EXERCISE TASK » The lines to extract run from the first line of the material below to the line containing "import matplotlib.pyplot as plt", both included; leave the pictures behind.

☆ ☆ ☆

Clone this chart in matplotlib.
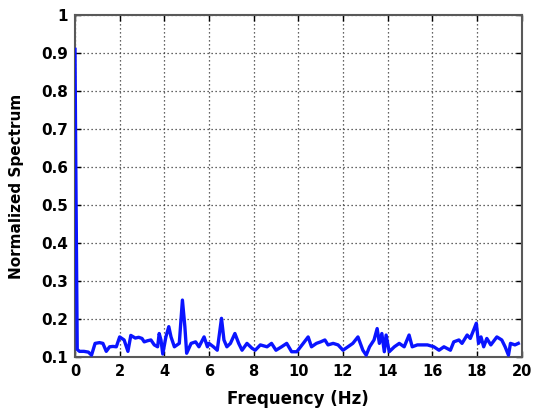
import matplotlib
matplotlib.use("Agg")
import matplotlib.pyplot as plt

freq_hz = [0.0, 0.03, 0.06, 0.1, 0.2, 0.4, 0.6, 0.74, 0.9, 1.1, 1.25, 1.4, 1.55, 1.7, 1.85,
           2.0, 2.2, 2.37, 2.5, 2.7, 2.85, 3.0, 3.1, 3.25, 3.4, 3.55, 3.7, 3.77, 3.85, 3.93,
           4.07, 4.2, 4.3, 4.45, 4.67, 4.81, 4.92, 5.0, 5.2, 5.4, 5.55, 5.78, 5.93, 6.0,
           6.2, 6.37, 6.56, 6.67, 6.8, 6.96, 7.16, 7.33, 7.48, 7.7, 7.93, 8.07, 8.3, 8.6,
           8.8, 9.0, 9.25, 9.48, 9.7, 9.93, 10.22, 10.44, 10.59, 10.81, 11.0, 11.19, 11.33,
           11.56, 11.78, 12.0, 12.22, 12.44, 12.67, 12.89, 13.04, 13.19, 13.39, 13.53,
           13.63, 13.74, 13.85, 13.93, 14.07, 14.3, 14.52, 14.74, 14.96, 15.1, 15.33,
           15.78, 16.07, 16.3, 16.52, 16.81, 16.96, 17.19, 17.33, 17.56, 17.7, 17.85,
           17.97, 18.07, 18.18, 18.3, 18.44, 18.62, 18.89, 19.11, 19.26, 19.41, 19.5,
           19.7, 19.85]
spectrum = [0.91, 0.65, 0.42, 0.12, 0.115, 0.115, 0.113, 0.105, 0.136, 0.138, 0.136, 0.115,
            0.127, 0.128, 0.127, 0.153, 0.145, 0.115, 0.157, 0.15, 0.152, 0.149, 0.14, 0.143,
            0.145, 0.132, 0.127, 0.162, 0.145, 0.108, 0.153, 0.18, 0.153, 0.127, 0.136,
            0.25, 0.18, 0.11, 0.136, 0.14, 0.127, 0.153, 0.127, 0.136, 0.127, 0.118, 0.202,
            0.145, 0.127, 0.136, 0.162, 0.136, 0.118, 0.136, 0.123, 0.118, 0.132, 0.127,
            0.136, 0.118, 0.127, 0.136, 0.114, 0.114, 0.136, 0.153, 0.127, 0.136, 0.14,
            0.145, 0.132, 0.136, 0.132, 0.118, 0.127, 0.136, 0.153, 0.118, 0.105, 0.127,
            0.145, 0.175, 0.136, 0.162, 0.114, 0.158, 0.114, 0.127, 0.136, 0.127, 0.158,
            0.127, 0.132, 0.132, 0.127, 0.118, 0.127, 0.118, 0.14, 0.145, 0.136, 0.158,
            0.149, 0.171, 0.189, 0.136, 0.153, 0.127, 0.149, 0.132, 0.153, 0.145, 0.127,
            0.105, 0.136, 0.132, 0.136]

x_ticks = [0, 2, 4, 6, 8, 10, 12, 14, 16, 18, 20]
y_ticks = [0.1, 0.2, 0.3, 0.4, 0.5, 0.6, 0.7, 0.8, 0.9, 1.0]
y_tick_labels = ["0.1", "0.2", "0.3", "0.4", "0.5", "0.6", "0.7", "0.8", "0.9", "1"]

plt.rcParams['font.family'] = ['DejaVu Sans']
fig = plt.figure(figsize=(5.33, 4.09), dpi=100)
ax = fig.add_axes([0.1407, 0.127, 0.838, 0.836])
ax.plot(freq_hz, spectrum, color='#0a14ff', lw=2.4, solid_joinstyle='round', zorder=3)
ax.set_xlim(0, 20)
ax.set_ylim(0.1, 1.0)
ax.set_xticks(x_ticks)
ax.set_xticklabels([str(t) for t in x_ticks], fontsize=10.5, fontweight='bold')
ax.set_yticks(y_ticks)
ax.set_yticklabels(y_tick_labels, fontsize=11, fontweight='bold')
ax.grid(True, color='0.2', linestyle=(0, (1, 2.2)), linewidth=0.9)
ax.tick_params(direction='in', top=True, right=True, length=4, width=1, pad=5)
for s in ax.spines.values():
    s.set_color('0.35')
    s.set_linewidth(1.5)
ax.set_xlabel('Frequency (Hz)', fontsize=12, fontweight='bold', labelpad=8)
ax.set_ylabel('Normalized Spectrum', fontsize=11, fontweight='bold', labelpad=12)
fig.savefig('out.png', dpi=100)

☆ ☆ ☆

COMPLETED EXERCISE »
Clone this chart in matplotlib.
import matplotlib
matplotlib.use("Agg")
import matplotlib.pyplot as plt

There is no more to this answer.